Он был благодарен за одно: дневник Лиллиан уцелел. Ладонь потянулась к нагрудному карману, где Марк всегда его хранил. Дневник чудом пережил часы, проведенные в воде после крушения «Титаника», как будто так и должно быть. Как будто память о Лиллиан должна сохраниться еще долго после того, как все остальное исчезнет. Высохшие странички тихо шуршали под пальцами.

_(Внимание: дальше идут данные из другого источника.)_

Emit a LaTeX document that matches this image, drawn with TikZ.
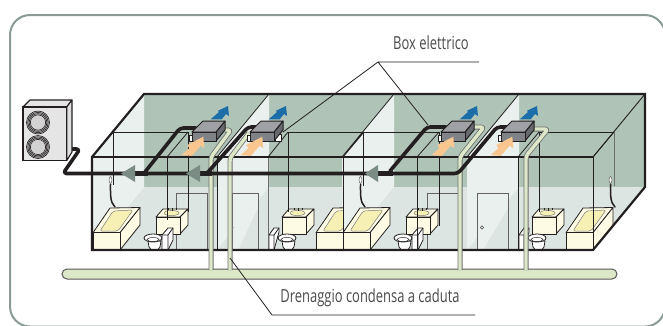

Марк долгое время не мог смириться с новостями, особенно касательно Ундины. Ему хотелось верить, что она еще жива, что ее спасли, но власти, не имея ни малейшего представления о ее личности, передали ее в сиротский приют. И она до сих пор где-то в каком-нибудь унылом заведении, воспитанная без любви, как ребенок из печальных романов мистера Диккенса. Или ее удочерили и она выросла, веря, что она другой человек, потому что приемные родители ничего не рассказывали ей о «Титанике» – ждут, пока она подрастет и будет готова справиться с ужасной правдой. Будь она жива, ей бы исполнилось четыре. Через некоторое время Марк начал понимать, что, представляя дочь живой, он видел ее похожей на Лиллиан: изумительным ребенком, сияющим, как солнце, но с темными, спутанными, непослушными волосами.
Он стал самозванцем в собственной жизни, в собственной шкуре. Его прежнее «я» умерло давным-давно – наверное, даже до того, как он ступил на корабль. Он не знал, кем стал. Может, призраком – а все остальное лишь его чистилище.

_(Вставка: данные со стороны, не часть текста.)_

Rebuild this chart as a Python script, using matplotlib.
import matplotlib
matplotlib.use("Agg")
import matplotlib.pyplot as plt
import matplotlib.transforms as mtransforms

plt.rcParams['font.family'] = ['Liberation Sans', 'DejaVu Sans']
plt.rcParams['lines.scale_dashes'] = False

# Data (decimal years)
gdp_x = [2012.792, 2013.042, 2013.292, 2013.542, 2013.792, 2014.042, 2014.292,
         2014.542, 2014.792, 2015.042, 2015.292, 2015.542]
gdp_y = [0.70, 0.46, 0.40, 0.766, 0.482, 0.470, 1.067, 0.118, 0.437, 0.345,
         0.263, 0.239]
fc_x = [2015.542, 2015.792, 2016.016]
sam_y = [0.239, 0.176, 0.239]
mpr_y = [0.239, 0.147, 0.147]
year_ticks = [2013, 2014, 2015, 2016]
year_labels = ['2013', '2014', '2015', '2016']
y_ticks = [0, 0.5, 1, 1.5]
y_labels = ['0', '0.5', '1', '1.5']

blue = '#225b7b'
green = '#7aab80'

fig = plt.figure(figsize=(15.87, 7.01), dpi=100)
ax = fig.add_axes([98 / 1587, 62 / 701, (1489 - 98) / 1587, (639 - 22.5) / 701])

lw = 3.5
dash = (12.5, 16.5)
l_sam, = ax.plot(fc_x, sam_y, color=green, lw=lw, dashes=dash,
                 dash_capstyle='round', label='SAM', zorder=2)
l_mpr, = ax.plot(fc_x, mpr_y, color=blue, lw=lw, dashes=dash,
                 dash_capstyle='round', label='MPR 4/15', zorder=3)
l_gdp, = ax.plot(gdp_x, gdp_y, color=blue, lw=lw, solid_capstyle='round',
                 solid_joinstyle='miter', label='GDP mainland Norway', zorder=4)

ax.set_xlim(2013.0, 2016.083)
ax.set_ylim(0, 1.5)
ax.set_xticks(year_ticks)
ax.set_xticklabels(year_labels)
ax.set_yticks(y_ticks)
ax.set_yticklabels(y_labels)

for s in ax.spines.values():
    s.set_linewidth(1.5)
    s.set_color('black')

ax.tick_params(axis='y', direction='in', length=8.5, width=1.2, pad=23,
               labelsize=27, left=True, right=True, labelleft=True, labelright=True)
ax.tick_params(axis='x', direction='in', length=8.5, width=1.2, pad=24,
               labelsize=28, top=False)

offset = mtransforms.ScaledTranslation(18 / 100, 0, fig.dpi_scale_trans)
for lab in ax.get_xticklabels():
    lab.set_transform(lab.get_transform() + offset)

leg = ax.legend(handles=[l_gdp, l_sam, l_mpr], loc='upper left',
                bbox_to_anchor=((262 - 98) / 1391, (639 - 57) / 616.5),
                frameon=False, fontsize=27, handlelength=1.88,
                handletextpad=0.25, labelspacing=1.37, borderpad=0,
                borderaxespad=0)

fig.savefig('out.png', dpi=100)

Он не потрудился сообщить семье Кэролайн об их браке. Какой в этом был бы смысл? Когда изучили судовой журнал – в конце концов, они с Кэролайн значились там как муж и жена – он поклялся скорбящему отцу Кэролайн, что это лишь канцелярская ошибка, что он даже не был знаком с его дочерью. Марк не хотел унаследовать состояние Кэролайн и не собирался разрушать воспоминания отца о любимой погибшей дочери. Она принадлежала отцу; оглядываясь назад, Марк не был уверен, что вообще когда-либо знал ее по-настоящему.